[Plotting code records]
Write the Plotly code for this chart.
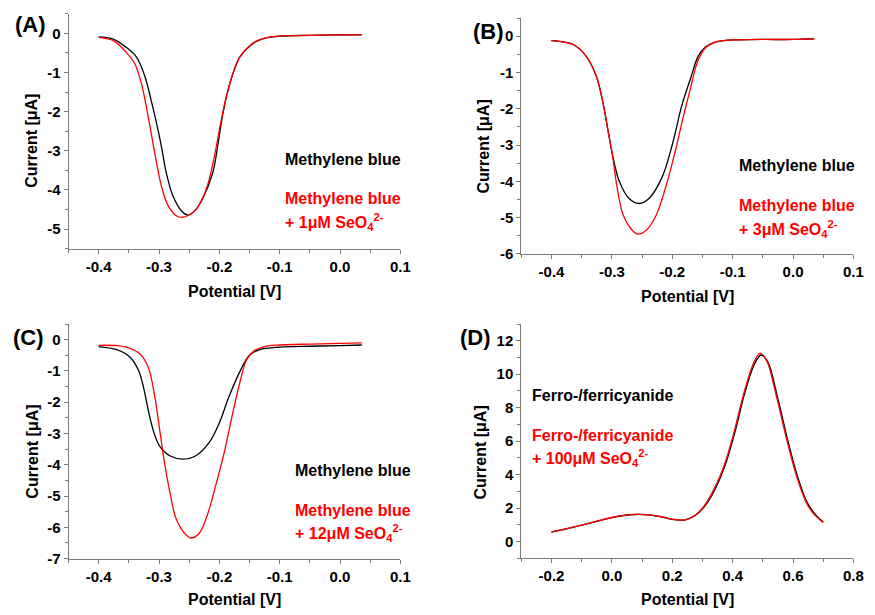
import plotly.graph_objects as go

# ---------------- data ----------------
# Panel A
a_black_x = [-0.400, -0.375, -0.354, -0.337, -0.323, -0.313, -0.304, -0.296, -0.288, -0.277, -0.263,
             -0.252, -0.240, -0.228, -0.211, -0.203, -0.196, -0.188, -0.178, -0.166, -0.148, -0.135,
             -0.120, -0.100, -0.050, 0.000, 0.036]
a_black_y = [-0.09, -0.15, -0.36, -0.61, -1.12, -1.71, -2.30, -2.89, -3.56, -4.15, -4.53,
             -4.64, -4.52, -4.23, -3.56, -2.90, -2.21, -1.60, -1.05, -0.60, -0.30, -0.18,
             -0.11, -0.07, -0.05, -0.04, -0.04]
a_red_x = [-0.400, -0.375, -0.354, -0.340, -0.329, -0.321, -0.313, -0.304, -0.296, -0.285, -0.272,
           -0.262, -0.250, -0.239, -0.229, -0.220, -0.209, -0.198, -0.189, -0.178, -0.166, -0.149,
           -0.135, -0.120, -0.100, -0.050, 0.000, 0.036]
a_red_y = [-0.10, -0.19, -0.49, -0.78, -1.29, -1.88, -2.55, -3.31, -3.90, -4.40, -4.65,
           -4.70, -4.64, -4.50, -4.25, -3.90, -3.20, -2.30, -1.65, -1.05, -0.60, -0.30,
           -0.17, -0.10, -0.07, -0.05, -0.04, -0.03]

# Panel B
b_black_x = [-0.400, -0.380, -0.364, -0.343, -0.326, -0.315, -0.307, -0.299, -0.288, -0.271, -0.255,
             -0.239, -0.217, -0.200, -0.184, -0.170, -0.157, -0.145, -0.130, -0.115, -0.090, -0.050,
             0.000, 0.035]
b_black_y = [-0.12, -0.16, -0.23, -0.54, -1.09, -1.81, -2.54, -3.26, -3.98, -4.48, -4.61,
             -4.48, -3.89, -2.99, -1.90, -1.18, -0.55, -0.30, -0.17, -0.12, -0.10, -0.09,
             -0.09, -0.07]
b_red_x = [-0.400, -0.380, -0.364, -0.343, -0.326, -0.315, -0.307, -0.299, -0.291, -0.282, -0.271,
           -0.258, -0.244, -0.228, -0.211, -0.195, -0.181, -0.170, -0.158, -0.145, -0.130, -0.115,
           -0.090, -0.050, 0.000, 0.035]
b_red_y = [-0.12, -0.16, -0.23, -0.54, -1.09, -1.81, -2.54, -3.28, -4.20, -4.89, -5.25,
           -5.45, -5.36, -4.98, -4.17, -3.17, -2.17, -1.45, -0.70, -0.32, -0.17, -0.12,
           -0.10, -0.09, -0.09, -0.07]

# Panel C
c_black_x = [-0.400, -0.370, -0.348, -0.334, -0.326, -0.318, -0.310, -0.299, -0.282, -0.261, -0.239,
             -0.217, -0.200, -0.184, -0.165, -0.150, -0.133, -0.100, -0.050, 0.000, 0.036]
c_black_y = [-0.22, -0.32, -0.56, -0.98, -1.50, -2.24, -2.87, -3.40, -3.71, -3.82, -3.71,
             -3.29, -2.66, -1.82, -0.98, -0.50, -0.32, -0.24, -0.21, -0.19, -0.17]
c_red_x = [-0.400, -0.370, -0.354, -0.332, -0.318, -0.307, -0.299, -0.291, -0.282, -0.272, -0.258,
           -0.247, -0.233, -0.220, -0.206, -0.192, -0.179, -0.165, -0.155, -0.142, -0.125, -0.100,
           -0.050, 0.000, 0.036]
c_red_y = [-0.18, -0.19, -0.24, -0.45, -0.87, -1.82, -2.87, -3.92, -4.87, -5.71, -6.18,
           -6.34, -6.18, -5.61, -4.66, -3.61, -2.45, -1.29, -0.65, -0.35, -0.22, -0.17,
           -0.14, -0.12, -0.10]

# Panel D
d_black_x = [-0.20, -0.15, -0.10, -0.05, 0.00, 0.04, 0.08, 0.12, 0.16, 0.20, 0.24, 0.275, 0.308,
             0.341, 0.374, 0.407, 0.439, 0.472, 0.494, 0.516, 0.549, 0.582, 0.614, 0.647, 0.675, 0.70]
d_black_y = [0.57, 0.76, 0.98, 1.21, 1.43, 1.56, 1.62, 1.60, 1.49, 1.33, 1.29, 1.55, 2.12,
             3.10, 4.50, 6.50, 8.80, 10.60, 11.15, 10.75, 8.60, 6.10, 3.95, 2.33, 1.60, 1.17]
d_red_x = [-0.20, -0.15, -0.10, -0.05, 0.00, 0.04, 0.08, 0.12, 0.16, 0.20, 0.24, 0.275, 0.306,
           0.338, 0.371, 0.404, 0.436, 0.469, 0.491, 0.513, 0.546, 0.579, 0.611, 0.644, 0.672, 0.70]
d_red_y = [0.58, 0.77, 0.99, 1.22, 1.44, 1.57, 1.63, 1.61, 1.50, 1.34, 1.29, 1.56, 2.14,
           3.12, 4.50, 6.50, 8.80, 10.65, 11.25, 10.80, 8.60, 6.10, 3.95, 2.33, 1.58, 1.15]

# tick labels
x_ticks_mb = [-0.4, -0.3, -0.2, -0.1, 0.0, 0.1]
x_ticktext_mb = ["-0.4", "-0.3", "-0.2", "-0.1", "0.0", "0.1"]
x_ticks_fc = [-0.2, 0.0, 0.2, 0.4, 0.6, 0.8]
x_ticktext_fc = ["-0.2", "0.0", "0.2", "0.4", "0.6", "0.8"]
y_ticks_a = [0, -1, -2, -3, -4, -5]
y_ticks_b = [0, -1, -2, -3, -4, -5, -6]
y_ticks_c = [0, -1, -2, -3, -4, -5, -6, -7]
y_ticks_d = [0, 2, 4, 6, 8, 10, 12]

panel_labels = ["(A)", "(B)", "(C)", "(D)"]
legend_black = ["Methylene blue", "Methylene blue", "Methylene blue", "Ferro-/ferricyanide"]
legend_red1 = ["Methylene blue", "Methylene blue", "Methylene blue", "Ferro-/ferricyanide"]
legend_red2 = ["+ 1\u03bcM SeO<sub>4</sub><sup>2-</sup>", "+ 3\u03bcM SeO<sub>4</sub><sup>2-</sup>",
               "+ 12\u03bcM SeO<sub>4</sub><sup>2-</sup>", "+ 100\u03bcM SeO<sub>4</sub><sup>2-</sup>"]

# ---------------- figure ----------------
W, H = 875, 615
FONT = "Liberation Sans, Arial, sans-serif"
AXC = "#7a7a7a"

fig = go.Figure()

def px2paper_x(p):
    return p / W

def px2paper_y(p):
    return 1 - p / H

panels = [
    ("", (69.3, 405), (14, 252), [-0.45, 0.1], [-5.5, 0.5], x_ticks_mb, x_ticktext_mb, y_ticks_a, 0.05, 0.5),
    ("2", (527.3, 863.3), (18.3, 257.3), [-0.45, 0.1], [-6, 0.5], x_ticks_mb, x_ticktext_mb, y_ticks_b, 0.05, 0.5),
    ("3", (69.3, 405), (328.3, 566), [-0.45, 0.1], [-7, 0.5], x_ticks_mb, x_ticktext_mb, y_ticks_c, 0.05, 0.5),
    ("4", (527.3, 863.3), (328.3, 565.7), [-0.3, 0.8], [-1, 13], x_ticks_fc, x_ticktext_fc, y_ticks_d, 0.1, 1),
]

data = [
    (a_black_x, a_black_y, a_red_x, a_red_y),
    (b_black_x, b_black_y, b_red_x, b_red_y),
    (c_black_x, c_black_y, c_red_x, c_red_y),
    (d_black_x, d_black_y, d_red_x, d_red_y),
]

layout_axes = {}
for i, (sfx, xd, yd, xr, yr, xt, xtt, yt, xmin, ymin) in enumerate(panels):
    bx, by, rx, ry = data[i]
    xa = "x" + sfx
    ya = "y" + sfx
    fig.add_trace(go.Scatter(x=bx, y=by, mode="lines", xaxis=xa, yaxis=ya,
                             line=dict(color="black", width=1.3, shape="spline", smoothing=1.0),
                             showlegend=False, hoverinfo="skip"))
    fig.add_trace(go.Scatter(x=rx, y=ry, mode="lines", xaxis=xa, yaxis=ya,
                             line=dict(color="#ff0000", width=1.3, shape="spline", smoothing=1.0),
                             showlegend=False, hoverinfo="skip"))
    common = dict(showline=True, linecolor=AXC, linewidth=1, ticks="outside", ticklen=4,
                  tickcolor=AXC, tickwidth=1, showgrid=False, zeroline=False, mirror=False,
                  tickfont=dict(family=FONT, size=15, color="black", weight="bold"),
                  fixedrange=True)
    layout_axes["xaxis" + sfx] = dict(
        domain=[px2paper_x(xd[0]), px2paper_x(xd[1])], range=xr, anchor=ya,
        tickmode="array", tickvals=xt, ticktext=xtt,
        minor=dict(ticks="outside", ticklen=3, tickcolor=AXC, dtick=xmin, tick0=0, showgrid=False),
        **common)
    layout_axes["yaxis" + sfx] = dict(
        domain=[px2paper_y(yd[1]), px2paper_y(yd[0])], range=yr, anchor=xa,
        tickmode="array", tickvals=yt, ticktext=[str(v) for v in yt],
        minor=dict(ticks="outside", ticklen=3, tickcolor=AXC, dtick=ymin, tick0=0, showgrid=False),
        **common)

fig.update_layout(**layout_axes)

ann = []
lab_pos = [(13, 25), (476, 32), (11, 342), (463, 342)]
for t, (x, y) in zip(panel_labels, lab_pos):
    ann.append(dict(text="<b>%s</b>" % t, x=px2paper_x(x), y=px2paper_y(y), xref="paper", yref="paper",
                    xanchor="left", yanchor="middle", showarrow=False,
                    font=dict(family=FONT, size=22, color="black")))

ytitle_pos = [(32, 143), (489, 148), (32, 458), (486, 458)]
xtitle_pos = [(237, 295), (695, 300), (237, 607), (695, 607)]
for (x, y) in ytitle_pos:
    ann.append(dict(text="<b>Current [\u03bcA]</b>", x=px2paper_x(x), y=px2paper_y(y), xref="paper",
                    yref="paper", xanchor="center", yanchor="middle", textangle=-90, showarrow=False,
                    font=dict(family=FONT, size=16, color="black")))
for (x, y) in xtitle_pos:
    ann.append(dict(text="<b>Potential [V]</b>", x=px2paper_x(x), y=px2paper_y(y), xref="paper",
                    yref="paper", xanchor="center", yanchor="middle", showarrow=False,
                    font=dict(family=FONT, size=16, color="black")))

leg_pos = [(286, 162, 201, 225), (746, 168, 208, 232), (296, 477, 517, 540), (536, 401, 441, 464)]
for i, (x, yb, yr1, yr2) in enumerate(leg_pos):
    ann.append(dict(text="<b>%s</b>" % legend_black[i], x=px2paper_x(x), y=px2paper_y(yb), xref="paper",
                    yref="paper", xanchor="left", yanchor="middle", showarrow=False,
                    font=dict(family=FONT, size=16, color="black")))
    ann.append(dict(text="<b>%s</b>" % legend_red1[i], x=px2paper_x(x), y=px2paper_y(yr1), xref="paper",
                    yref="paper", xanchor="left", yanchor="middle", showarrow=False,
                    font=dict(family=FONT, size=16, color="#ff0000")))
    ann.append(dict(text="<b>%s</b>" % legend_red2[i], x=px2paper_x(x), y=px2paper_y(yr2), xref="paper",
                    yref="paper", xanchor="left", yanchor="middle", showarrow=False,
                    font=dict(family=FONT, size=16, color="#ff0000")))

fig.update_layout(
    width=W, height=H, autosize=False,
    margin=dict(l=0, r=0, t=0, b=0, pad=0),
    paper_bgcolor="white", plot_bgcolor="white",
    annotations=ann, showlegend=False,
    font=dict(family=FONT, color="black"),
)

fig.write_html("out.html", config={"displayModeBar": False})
---
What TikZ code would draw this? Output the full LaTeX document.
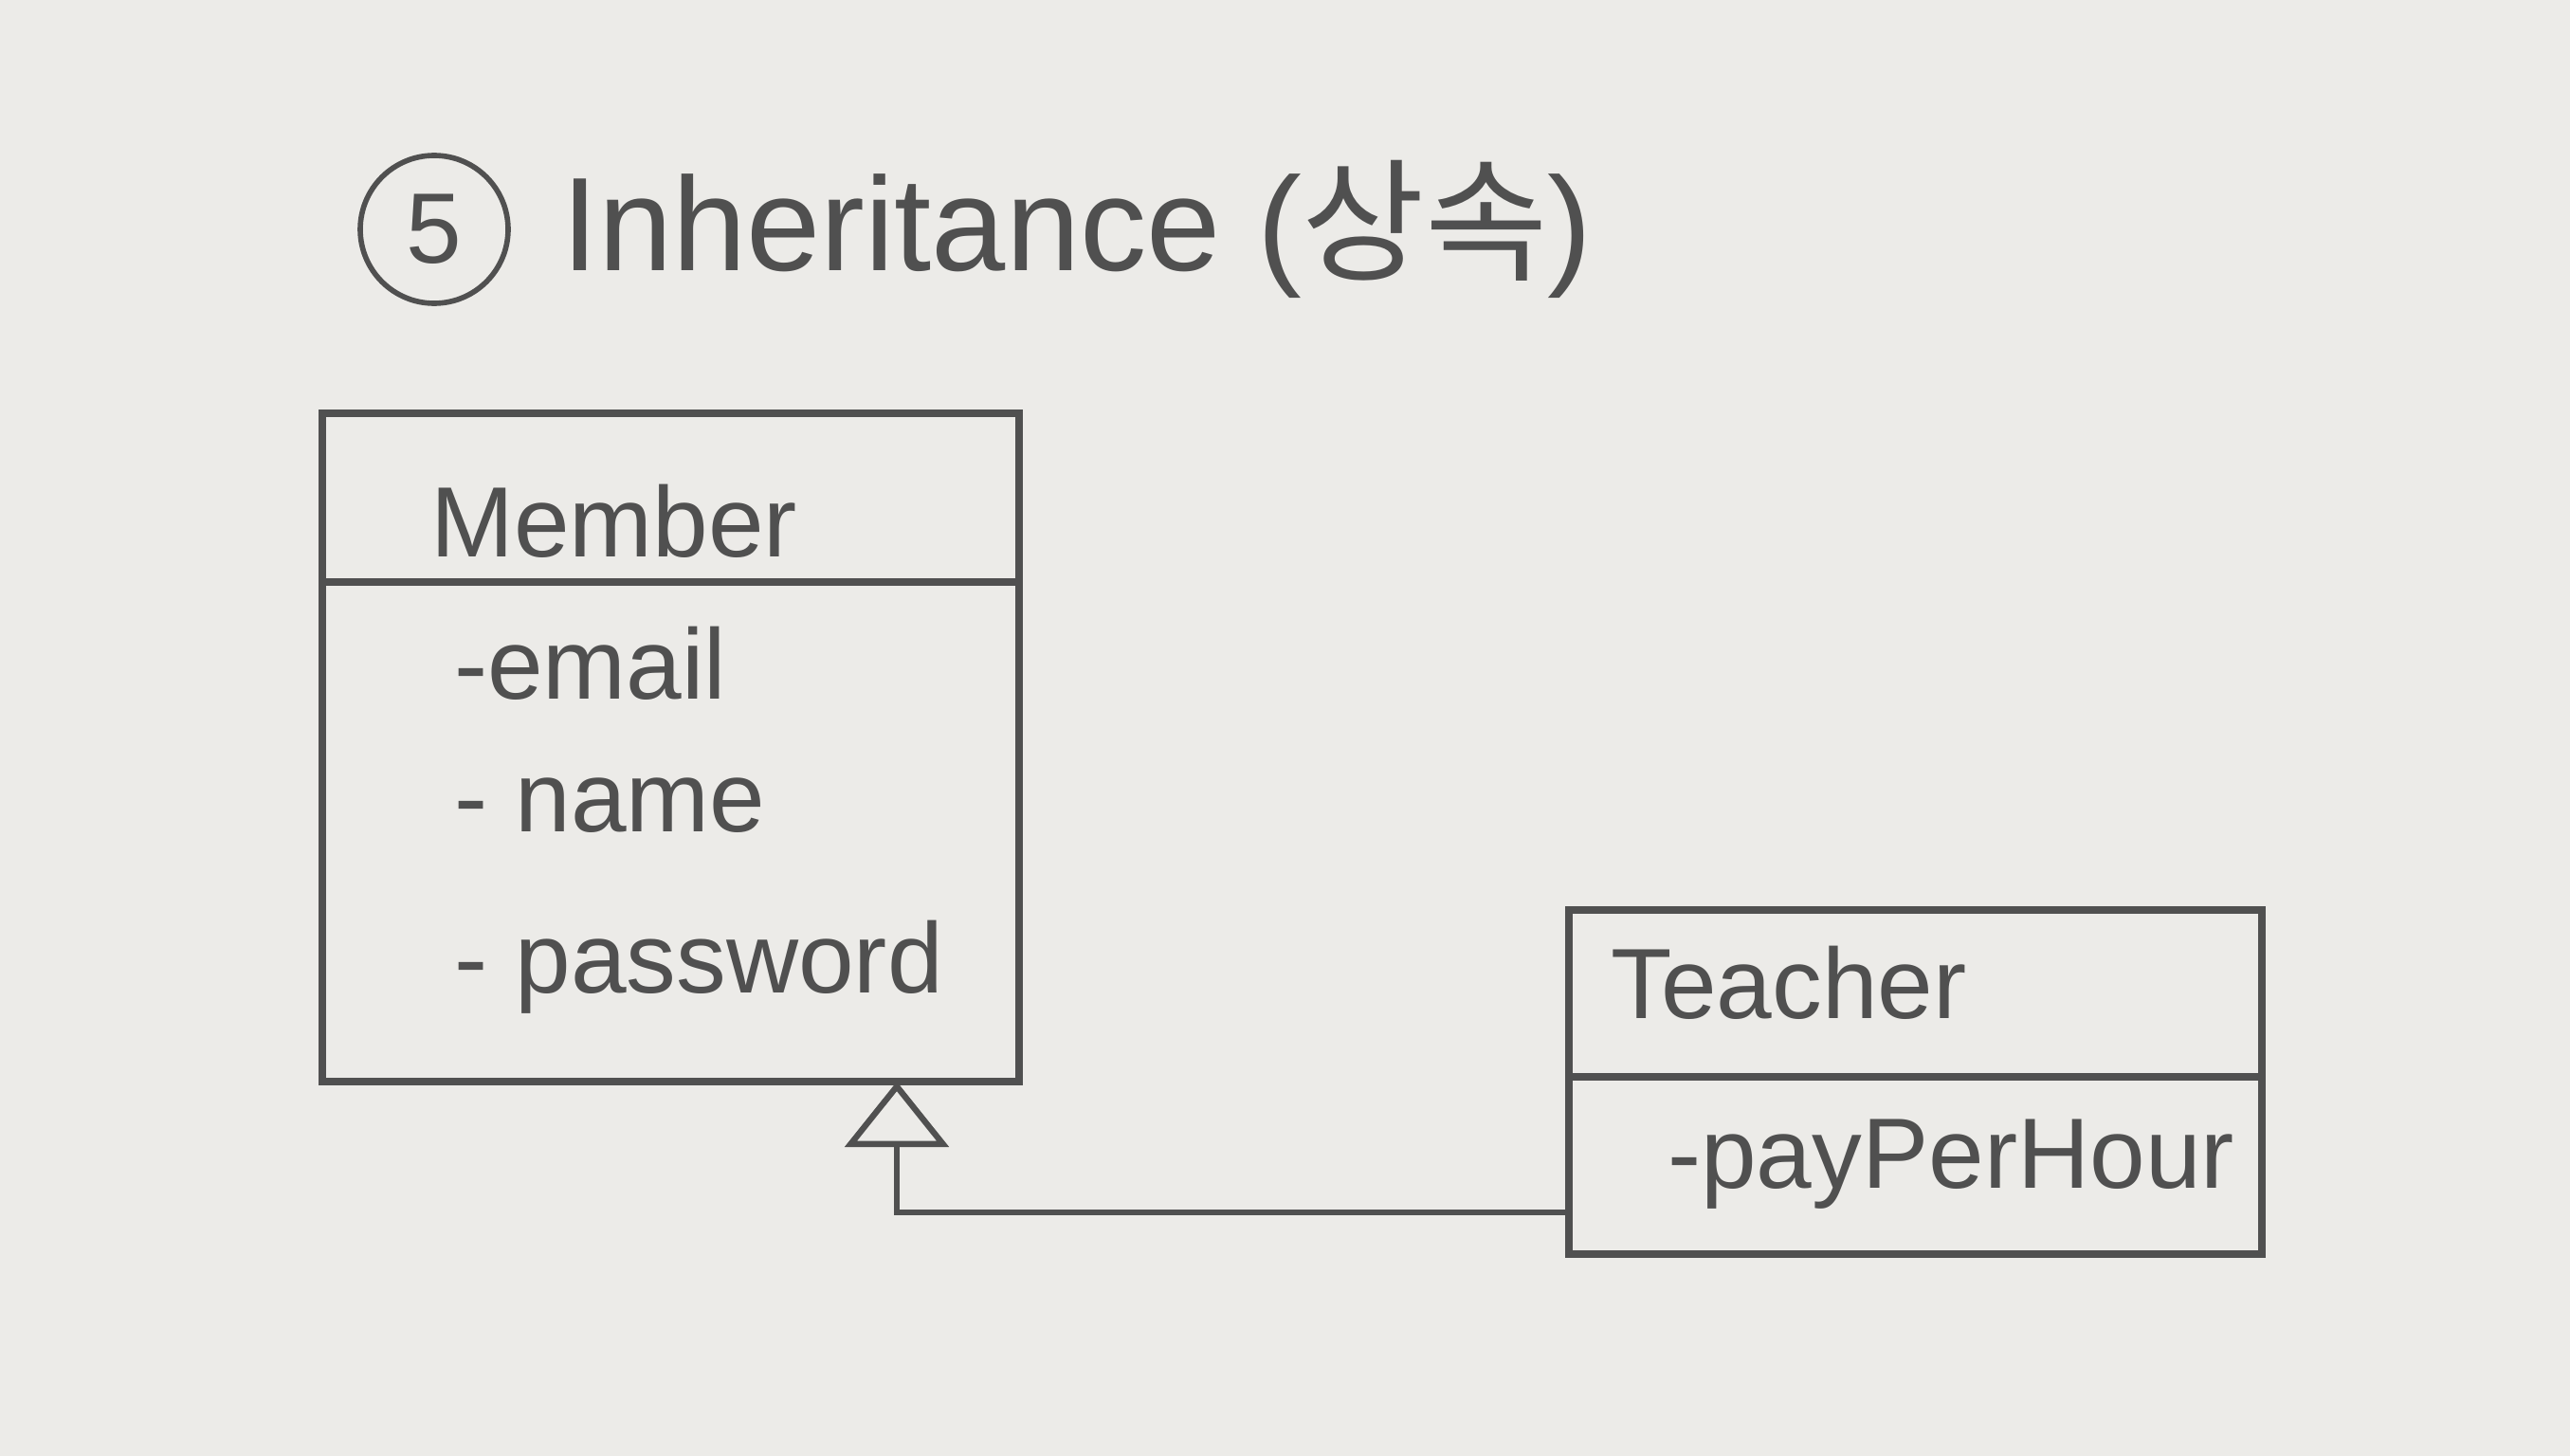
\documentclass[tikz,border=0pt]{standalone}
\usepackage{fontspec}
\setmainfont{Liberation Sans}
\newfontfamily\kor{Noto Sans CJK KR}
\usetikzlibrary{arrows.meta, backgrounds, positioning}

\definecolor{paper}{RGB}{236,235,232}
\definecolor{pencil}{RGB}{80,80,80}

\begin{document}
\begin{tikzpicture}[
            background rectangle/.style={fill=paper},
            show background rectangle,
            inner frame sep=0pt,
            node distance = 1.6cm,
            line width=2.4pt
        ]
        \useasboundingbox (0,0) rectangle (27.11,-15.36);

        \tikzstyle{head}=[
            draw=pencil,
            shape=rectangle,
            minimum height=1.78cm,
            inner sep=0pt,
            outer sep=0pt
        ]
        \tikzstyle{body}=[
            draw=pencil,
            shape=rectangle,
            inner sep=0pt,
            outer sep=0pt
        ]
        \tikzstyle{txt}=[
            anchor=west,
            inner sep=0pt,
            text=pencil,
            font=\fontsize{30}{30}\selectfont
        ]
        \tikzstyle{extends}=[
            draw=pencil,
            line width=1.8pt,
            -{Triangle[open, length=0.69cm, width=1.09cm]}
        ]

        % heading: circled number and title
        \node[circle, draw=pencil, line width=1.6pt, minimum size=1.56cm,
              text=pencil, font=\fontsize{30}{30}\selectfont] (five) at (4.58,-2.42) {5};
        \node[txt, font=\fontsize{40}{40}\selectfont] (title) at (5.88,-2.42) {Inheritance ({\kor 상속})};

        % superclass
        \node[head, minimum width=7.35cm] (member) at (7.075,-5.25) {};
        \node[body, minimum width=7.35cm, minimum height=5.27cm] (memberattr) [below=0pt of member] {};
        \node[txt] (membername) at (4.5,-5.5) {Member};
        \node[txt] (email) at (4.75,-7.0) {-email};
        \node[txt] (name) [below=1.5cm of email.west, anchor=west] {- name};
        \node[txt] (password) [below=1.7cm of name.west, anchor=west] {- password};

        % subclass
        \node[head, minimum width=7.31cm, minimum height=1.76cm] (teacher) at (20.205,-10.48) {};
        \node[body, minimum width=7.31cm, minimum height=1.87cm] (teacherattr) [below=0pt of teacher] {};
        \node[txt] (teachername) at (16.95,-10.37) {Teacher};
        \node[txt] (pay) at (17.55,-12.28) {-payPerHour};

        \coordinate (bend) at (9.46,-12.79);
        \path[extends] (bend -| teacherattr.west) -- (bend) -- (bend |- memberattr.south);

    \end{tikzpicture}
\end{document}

** WORK TO BE COMPLETED **
Output exactly the lines above, from the line with "Write the Plotly code for this chart." to the line with "-0.17, -0.10, -0.07, -0.05, -0.04, -0.03]", both included; skip the pictures.

** FINAL RESULT **
Write the Plotly code for this chart.
import plotly.graph_objects as go

# ---------------- data ----------------
# Panel A
a_black_x = [-0.400, -0.375, -0.354, -0.337, -0.323, -0.313, -0.304, -0.296, -0.288, -0.277, -0.263,
             -0.252, -0.240, -0.228, -0.211, -0.203, -0.196, -0.188, -0.178, -0.166, -0.148, -0.135,
             -0.120, -0.100, -0.050, 0.000, 0.036]
a_black_y = [-0.09, -0.15, -0.36, -0.61, -1.12, -1.71, -2.30, -2.89, -3.56, -4.15, -4.53,
             -4.64, -4.52, -4.23, -3.56, -2.90, -2.21, -1.60, -1.05, -0.60, -0.30, -0.18,
             -0.11, -0.07, -0.05, -0.04, -0.04]
a_red_x = [-0.400, -0.375, -0.354, -0.340, -0.329, -0.321, -0.313, -0.304, -0.296, -0.285, -0.272,
           -0.262, -0.250, -0.239, -0.229, -0.220, -0.209, -0.198, -0.189, -0.178, -0.166, -0.149,
           -0.135, -0.120, -0.100, -0.050, 0.000, 0.036]
a_red_y = [-0.10, -0.19, -0.49, -0.78, -1.29, -1.88, -2.55, -3.31, -3.90, -4.40, -4.65,
           -4.70, -4.64, -4.50, -4.25, -3.90, -3.20, -2.30, -1.65, -1.05, -0.60, -0.30,
           -0.17, -0.10, -0.07, -0.05, -0.04, -0.03]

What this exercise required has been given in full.